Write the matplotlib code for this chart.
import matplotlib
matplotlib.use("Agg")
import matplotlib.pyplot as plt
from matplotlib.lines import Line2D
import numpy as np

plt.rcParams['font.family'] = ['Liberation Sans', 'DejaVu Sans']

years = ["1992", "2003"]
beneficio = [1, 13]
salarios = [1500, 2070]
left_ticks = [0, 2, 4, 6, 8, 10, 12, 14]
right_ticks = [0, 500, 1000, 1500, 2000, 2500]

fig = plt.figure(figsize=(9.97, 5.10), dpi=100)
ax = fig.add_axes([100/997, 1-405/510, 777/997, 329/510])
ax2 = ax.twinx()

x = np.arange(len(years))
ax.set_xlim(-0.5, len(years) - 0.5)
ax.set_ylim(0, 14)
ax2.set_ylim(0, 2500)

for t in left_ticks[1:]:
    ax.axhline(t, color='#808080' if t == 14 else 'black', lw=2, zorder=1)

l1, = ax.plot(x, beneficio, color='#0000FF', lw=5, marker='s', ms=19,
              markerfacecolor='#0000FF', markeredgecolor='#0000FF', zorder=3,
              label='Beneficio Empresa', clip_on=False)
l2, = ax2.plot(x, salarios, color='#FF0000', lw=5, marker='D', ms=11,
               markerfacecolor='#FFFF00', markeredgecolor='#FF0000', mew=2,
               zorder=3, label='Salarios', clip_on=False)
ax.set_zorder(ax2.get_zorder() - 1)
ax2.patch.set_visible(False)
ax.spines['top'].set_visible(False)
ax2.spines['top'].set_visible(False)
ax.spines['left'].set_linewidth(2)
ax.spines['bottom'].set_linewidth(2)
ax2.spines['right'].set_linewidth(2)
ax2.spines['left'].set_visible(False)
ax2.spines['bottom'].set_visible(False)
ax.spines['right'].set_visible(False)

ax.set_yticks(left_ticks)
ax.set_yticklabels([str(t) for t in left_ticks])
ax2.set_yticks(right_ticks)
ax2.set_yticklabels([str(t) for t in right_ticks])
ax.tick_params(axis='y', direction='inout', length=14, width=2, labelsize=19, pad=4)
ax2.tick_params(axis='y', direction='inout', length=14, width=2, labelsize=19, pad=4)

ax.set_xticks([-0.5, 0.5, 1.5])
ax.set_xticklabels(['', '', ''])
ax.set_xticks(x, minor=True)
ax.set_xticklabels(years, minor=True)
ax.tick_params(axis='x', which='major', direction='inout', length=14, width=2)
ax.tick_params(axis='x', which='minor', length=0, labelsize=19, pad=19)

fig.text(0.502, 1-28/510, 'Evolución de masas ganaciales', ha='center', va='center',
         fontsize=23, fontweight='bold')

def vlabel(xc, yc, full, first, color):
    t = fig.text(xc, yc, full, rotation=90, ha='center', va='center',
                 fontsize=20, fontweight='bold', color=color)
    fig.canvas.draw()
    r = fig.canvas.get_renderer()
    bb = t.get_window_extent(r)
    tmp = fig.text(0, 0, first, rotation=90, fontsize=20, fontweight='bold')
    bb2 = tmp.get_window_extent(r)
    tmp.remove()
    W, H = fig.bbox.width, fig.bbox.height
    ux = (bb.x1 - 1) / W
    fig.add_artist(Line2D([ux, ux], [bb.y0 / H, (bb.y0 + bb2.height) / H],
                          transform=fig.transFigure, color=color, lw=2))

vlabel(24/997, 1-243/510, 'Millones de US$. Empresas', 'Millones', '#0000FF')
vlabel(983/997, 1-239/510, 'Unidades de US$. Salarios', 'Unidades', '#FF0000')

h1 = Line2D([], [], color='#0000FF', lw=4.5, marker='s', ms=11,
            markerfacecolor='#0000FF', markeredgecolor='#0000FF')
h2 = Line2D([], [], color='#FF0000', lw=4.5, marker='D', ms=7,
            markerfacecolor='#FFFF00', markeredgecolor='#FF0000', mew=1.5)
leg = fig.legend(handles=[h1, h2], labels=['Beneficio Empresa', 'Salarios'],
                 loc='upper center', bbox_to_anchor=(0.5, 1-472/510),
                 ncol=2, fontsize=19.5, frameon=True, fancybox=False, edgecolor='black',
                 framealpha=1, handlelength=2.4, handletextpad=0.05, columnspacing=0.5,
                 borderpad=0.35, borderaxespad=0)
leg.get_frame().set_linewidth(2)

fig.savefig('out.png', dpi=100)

## TO BE DONE
Transcribe all of the material exactly. Omit nothing.

## SOLUTION FOR THIS PROBLEM
Write the matplotlib code for this chart.
import matplotlib
matplotlib.use("Agg")
import matplotlib.pyplot as plt
from matplotlib.lines import Line2D
import numpy as np

plt.rcParams['font.family'] = ['Liberation Sans', 'DejaVu Sans']

years = ["1992", "2003"]
beneficio = [1, 13]
salarios = [1500, 2070]
left_ticks = [0, 2, 4, 6, 8, 10, 12, 14]
right_ticks = [0, 500, 1000, 1500, 2000, 2500]

fig = plt.figure(figsize=(9.97, 5.10), dpi=100)
ax = fig.add_axes([100/997, 1-405/510, 777/997, 329/510])
ax2 = ax.twinx()

x = np.arange(len(years))
ax.set_xlim(-0.5, len(years) - 0.5)
ax.set_ylim(0, 14)
ax2.set_ylim(0, 2500)

for t in left_ticks[1:]:
    ax.axhline(t, color='#808080' if t == 14 else 'black', lw=2, zorder=1)

l1, = ax.plot(x, beneficio, color='#0000FF', lw=5, marker='s', ms=19,
              markerfacecolor='#0000FF', markeredgecolor='#0000FF', zorder=3,
              label='Beneficio Empresa', clip_on=False)
l2, = ax2.plot(x, salarios, color='#FF0000', lw=5, marker='D', ms=11,
               markerfacecolor='#FFFF00', markeredgecolor='#FF0000', mew=2,
               zorder=3, label='Salarios', clip_on=False)
ax.set_zorder(ax2.get_zorder() - 1)
ax2.patch.set_visible(False)
ax.spines['top'].set_visible(False)
ax2.spines['top'].set_visible(False)
ax.spines['left'].set_linewidth(2)
ax.spines['bottom'].set_linewidth(2)
ax2.spines['right'].set_linewidth(2)
ax2.spines['left'].set_visible(False)
ax2.spines['bottom'].set_visible(False)
ax.spines['right'].set_visible(False)

ax.set_yticks(left_ticks)
ax.set_yticklabels([str(t) for t in left_ticks])
ax2.set_yticks(right_ticks)
ax2.set_yticklabels([str(t) for t in right_ticks])
ax.tick_params(axis='y', direction='inout', length=14, width=2, labelsize=19, pad=4)
ax2.tick_params(axis='y', direction='inout', length=14, width=2, labelsize=19, pad=4)

ax.set_xticks([-0.5, 0.5, 1.5])
ax.set_xticklabels(['', '', ''])
ax.set_xticks(x, minor=True)
ax.set_xticklabels(years, minor=True)
ax.tick_params(axis='x', which='major', direction='inout', length=14, width=2)
ax.tick_params(axis='x', which='minor', length=0, labelsize=19, pad=19)

fig.text(0.502, 1-28/510, 'Evolución de masas ganaciales', ha='center', va='center',
         fontsize=23, fontweight='bold')

def vlabel(xc, yc, full, first, color):
    t = fig.text(xc, yc, full, rotation=90, ha='center', va='center',
                 fontsize=20, fontweight='bold', color=color)
    fig.canvas.draw()
    r = fig.canvas.get_renderer()
    bb = t.get_window_extent(r)
    tmp = fig.text(0, 0, first, rotation=90, fontsize=20, fontweight='bold')
    bb2 = tmp.get_window_extent(r)
    tmp.remove()
    W, H = fig.bbox.width, fig.bbox.height
    ux = (bb.x1 - 1) / W
    fig.add_artist(Line2D([ux, ux], [bb.y0 / H, (bb.y0 + bb2.height) / H],
                          transform=fig.transFigure, color=color, lw=2))

vlabel(24/997, 1-243/510, 'Millones de US$. Empresas', 'Millones', '#0000FF')
vlabel(983/997, 1-239/510, 'Unidades de US$. Salarios', 'Unidades', '#FF0000')

h1 = Line2D([], [], color='#0000FF', lw=4.5, marker='s', ms=11,
            markerfacecolor='#0000FF', markeredgecolor='#0000FF')
h2 = Line2D([], [], color='#FF0000', lw=4.5, marker='D', ms=7,
            markerfacecolor='#FFFF00', markeredgecolor='#FF0000', mew=1.5)
leg = fig.legend(handles=[h1, h2], labels=['Beneficio Empresa', 'Salarios'],
                 loc='upper center', bbox_to_anchor=(0.5, 1-472/510),
                 ncol=2, fontsize=19.5, frameon=True, fancybox=False, edgecolor='black',
                 framealpha=1, handlelength=2.4, handletextpad=0.05, columnspacing=0.5,
                 borderpad=0.35, borderaxespad=0)
leg.get_frame().set_linewidth(2)

fig.savefig('out.png', dpi=100)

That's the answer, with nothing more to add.